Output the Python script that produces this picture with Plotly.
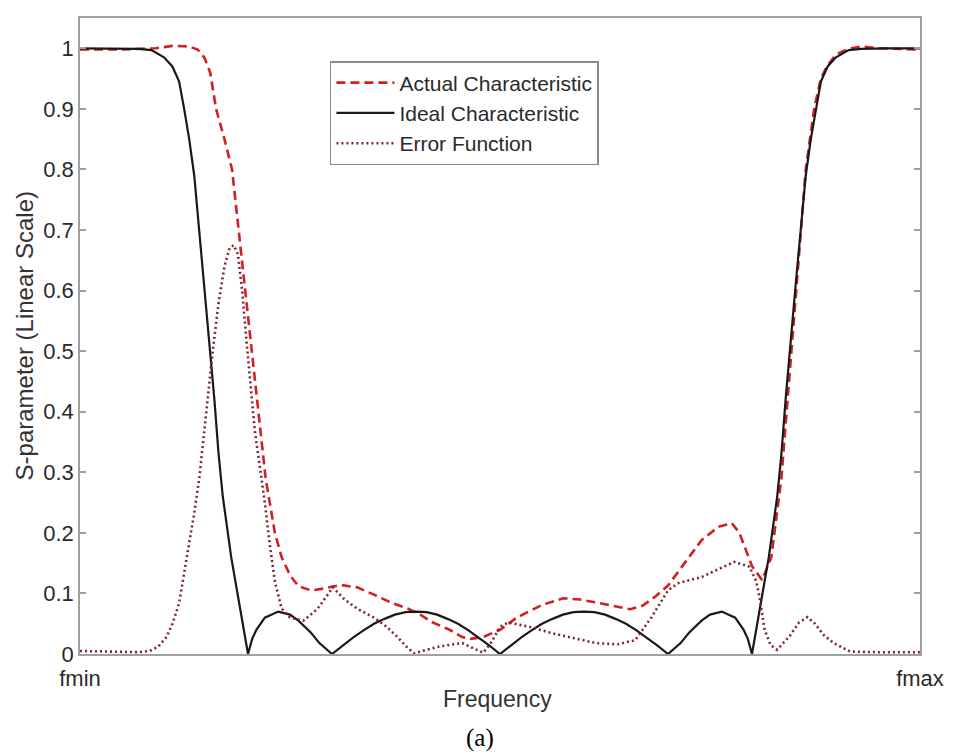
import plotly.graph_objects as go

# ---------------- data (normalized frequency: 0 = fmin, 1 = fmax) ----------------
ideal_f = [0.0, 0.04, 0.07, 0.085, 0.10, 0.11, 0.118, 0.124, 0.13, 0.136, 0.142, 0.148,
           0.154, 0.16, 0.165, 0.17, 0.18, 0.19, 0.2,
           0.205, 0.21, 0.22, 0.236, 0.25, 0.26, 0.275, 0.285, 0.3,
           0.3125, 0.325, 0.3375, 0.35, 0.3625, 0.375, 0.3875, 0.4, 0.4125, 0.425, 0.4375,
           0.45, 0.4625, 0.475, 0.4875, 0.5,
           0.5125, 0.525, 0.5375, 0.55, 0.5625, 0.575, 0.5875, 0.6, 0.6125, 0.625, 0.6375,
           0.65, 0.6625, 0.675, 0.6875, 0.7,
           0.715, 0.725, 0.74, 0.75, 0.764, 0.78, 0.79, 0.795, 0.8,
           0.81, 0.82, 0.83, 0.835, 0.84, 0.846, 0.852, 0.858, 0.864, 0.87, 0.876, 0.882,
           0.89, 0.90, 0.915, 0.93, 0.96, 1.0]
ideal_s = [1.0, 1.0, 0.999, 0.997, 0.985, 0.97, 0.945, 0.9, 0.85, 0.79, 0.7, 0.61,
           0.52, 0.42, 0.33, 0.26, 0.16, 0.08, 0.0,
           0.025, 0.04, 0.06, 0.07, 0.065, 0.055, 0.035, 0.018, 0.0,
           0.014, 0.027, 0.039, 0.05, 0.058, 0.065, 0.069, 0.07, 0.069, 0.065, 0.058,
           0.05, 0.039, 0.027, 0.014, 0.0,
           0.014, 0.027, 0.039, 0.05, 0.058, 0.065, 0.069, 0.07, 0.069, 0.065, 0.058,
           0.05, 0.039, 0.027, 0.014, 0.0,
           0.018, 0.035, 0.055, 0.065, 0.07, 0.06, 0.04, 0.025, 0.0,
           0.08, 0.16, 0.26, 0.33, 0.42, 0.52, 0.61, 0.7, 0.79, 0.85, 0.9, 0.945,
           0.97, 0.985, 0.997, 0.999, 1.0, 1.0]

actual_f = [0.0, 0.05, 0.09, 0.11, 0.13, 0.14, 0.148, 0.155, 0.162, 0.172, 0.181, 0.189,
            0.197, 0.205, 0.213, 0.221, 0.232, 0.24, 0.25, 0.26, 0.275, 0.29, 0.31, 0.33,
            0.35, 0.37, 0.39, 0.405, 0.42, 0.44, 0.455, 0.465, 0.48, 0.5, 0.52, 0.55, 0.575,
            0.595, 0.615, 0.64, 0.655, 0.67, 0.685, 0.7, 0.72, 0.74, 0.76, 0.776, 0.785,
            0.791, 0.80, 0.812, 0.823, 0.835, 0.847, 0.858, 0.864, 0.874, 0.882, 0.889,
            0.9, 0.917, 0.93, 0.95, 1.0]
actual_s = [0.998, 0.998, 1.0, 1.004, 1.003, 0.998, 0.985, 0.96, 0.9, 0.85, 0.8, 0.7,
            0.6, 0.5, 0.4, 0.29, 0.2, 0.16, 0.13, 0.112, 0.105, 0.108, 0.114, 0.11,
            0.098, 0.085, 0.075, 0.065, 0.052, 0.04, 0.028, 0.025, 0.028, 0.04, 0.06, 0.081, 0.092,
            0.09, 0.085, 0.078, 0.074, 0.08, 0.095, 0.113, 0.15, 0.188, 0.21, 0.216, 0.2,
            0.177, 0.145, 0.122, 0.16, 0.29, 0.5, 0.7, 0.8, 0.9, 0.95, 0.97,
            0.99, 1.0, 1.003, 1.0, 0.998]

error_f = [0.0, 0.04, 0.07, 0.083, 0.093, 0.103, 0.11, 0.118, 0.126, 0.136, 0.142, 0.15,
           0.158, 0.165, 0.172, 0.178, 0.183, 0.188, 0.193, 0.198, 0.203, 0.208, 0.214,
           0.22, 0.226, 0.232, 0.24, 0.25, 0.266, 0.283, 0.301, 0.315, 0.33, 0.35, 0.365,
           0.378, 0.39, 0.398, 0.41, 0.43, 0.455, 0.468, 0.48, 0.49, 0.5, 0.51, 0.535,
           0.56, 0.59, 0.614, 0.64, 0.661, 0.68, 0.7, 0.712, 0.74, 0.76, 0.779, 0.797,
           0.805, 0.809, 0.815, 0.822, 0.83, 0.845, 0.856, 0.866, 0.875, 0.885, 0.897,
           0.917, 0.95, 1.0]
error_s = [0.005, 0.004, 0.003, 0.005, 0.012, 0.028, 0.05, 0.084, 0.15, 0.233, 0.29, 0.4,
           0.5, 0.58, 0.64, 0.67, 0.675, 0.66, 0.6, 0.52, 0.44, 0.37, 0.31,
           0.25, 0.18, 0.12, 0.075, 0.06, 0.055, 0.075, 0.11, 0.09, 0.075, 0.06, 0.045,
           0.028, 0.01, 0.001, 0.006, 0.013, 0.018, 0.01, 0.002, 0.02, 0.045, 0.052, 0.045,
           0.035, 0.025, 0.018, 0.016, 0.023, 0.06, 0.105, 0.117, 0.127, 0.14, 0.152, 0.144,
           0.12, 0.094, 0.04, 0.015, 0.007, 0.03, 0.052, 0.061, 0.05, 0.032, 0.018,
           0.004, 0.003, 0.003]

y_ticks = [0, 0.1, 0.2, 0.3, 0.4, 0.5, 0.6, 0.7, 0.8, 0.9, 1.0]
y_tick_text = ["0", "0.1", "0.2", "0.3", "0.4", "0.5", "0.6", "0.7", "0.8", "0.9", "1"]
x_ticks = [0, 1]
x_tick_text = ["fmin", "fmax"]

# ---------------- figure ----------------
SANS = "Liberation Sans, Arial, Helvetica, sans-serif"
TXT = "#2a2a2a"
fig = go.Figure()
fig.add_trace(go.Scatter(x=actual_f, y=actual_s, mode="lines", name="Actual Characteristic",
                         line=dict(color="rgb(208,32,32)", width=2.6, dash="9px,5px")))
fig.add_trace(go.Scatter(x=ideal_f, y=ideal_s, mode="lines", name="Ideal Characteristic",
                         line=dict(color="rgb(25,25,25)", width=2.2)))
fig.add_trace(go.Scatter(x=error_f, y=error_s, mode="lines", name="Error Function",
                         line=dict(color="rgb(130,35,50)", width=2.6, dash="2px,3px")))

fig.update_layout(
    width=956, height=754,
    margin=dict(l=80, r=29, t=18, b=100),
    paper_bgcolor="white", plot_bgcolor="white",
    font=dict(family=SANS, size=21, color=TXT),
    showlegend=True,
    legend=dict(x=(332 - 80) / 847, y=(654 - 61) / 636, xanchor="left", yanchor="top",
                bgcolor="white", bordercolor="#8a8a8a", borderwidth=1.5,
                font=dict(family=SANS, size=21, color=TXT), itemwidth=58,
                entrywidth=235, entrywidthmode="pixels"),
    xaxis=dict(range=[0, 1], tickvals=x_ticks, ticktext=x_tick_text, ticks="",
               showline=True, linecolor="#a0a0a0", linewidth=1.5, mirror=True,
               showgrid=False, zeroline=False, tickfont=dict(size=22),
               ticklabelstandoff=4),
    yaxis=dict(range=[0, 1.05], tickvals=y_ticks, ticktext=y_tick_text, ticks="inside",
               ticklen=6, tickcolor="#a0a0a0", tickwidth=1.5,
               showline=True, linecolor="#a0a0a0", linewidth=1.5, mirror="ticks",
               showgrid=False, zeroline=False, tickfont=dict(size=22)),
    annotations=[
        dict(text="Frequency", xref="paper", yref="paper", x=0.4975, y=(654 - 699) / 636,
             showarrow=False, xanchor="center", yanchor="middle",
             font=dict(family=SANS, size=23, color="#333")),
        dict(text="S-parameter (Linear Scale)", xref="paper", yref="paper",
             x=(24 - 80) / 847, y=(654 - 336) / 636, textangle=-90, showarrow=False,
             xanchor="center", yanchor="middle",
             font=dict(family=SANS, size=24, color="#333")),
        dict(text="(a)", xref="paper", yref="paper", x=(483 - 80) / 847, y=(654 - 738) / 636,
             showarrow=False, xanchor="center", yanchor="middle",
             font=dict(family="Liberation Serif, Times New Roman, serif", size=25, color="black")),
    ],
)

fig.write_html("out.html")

What the task asks: From the first line of the material down to the line containing "import plotly.graph_objects as go", inclusive, return each line exactly, skipping any picture.

Response for this exercise:
Output the Python script that produces this picture with Plotly.
import plotly.graph_objects as go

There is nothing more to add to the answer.